Its urban setting can also be part of the value of the visit. Seeing the museum within Shenzhen’s modern environment sharpens the contrast between the city’s present-day image and the historical material inside. That contrast is productive. It makes the museum feel more necessary. In another city, a local history museum might be one stop among many. In Shenzhen, it can feel more like a corrective to the city’s surface image and therefore more significant than visitors first expect.
Practical Information
Shenzhen Museum is best visited with the expectation that it is an interpretive museum rather than a “masterpiece museum.” A good approach is to move first through the city-history and reform-era sections, since these are often the areas that most directly explain why the museum matters. Once that larger framework is in place, the local cultural and historical displays become more meaningful.

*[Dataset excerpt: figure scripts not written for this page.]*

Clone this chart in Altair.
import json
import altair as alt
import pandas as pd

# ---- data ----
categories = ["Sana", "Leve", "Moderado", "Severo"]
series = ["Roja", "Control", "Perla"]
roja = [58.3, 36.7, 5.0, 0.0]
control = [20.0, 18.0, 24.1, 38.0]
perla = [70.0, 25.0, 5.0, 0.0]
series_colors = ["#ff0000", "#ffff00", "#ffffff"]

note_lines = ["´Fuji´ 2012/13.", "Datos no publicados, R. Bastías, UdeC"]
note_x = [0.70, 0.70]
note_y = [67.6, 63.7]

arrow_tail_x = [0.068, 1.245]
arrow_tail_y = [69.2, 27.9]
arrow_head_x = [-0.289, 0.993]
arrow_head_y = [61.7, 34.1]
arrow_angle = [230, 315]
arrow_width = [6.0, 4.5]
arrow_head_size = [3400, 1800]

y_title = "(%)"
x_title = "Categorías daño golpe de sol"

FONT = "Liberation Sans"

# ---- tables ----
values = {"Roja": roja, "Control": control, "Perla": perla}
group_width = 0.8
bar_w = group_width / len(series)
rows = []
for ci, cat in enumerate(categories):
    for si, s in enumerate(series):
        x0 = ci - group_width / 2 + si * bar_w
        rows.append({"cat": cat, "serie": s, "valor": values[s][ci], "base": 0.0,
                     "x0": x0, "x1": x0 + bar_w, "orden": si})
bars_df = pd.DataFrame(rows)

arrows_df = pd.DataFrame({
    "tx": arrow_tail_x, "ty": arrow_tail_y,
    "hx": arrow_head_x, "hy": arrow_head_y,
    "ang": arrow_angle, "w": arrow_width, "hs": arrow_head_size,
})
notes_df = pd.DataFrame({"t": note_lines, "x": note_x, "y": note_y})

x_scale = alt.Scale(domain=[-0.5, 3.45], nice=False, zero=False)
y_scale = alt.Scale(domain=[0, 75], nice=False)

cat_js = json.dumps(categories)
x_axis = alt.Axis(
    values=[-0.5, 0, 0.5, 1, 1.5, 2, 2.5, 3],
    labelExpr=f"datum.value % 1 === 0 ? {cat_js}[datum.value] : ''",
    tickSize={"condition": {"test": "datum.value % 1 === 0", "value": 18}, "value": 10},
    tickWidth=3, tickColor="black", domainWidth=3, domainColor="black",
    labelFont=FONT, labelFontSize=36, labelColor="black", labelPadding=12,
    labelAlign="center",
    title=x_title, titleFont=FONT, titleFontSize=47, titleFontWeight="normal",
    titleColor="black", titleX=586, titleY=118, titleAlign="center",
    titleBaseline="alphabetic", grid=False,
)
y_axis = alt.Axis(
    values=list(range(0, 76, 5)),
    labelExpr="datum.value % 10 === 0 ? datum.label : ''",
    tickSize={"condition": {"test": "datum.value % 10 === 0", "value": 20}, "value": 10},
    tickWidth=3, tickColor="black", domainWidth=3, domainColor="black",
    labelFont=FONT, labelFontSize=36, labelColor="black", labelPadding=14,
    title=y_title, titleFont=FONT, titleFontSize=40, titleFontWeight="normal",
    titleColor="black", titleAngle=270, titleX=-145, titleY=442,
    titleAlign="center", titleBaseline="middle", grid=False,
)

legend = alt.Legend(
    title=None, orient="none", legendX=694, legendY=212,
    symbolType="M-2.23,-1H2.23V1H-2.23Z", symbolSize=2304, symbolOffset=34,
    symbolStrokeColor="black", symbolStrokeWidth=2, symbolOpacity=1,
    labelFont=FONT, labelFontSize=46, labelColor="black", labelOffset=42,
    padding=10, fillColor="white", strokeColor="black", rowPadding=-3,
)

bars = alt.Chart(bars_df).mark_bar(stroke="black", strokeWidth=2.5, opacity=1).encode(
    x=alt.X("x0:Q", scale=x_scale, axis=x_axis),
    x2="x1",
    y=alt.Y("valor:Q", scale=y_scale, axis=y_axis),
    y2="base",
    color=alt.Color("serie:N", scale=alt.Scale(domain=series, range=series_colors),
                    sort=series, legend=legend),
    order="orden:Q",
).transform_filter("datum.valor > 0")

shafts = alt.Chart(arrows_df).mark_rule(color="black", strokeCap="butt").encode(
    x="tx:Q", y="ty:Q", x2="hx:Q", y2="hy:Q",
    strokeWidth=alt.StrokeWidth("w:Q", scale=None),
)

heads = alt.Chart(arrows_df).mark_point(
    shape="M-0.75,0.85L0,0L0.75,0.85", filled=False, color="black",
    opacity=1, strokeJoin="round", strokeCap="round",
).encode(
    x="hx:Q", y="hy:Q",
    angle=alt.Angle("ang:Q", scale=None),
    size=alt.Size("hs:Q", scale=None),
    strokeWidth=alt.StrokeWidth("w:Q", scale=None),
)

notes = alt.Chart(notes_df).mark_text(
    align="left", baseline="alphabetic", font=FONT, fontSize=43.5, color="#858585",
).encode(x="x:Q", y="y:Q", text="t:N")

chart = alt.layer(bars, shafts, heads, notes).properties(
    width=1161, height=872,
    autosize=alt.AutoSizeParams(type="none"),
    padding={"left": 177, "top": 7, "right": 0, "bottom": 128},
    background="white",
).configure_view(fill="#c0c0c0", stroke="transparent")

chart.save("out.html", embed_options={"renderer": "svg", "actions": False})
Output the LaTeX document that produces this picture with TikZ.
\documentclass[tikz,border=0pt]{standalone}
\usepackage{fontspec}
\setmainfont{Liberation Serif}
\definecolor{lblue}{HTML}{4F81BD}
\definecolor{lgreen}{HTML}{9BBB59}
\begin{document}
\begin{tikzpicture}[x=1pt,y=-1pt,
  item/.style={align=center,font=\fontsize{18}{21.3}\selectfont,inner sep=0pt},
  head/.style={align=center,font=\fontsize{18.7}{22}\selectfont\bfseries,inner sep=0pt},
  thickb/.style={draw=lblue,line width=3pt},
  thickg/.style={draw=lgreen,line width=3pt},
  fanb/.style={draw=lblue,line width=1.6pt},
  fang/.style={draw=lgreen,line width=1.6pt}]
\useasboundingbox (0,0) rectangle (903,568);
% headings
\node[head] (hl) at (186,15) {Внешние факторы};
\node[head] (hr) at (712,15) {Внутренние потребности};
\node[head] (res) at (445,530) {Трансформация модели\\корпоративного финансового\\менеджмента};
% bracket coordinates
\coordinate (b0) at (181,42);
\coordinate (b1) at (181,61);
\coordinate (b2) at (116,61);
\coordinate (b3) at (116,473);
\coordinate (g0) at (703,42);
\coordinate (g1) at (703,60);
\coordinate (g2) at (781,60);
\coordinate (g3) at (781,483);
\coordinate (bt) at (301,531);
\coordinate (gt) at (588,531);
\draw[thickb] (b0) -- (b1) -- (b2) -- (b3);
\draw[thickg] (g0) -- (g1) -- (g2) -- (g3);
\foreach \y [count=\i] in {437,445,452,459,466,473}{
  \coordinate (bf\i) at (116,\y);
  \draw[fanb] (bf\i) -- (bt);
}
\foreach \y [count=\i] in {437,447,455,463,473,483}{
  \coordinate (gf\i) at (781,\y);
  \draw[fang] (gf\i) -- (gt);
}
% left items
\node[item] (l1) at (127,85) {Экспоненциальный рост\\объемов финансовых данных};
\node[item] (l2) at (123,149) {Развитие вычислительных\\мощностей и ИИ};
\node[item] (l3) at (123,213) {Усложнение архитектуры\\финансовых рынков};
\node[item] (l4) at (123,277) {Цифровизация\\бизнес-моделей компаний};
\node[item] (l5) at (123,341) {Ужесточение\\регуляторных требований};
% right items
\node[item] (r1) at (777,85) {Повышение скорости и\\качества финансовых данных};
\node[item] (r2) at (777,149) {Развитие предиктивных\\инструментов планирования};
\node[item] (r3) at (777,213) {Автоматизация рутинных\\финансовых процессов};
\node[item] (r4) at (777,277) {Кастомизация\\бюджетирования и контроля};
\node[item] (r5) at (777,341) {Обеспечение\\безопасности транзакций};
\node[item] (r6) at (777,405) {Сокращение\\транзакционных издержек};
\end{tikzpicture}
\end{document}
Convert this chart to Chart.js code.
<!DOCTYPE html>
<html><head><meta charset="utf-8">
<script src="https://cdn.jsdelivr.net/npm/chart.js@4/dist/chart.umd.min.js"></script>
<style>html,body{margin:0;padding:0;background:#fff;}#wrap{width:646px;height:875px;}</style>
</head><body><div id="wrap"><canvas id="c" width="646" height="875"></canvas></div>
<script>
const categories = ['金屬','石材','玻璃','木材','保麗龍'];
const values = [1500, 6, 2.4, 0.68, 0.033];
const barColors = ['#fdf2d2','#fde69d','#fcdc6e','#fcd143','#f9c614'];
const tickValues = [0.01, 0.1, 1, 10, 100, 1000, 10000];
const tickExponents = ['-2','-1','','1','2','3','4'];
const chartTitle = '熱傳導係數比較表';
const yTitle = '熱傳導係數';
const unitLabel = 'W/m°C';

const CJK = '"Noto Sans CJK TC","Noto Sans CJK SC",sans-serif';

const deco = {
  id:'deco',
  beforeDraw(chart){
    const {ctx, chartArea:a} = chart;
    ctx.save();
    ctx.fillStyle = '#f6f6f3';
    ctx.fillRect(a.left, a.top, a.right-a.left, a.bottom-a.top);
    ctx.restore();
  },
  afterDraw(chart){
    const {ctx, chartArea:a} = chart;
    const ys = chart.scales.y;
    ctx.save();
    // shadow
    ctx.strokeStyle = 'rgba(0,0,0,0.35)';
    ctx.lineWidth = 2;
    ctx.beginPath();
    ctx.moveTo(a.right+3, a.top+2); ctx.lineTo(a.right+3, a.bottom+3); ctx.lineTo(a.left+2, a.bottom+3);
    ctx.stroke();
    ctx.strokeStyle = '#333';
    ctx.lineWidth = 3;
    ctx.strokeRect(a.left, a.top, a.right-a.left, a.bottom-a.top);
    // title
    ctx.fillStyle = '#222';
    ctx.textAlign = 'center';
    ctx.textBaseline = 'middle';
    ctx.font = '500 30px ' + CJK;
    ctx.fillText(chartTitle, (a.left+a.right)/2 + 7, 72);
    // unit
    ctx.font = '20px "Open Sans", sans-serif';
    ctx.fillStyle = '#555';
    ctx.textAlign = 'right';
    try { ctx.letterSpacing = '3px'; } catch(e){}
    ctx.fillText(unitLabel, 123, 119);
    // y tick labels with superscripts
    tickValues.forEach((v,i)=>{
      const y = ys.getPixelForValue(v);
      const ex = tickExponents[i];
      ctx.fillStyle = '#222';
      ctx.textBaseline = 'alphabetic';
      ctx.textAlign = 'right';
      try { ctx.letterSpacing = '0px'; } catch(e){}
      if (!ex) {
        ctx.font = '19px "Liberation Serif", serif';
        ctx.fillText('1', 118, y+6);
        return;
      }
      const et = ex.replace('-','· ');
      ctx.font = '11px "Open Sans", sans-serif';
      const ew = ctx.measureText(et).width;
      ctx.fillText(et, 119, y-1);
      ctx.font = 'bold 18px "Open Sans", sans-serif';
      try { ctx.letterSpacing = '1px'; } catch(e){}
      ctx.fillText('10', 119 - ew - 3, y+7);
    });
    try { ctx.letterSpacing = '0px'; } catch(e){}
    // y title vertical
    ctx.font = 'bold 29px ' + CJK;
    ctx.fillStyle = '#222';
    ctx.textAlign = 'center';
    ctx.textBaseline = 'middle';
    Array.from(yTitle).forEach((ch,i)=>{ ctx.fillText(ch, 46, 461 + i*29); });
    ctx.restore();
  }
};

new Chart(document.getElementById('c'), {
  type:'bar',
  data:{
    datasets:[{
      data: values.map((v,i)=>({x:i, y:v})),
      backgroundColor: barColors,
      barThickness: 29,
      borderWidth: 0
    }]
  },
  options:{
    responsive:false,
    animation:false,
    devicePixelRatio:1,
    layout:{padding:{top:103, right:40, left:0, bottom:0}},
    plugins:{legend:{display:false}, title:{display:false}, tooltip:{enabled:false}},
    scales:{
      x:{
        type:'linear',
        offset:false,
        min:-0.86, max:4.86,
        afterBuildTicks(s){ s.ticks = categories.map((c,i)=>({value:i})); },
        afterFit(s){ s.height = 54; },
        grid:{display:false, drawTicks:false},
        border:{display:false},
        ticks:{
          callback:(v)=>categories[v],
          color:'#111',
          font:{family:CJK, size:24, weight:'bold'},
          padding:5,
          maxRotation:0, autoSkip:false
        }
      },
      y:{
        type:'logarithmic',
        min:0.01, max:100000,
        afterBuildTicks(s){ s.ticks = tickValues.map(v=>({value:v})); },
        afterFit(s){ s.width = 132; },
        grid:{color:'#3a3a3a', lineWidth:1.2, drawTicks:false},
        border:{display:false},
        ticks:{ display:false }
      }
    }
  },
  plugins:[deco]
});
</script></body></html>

The museum works well for a moderate-length visit. It is usually manageable enough for visitors who want a useful cultural stop without committing to a full-day museum marathon. At the same time, those with a deeper interest in Chinese urban change or regional history may want to move more slowly and spend longer with the explanatory sections. Reading is often important here. This is not a museum where the most rewarding experience comes only from visual highlights.
Because Shenzhen is often approached through shopping districts, business areas, and modern architecture, the museum can serve as a particularly useful counterbalance within an itinerary. It works best when treated not as an optional extra, but as a place that helps make the rest of the city more intelligible.
Why Visit
Shenzhen Museum is best for first-time visitors to Shenzhen, travelers interested in urban history, and anyone who wants to understand how the city became one of the defining symbols of modern Chinese development. Its greatest strength is that it gives historical and cultural context to a city that is often seen only through its present. That alone makes it valuable.
What makes the museum worth prioritising is not the promise of one unforgettable object, but the way it makes Shenzhen readable. It explains the city as a lived place with a past, a region, and a wider role in national change. For visitors who arrive in Shenzhen curious about more than the skyline, that is a real service.
The museum is therefore most rewarding for people willing to look for understanding rather than spectacle. In that role, it succeeds well. It may not be the most glamorous museum in China, but it can be one of the most useful. For anyone trying to see Shenzhen as more than a symbol of speed and modernity, Shenzhen Museum is one of the clearest places to begin.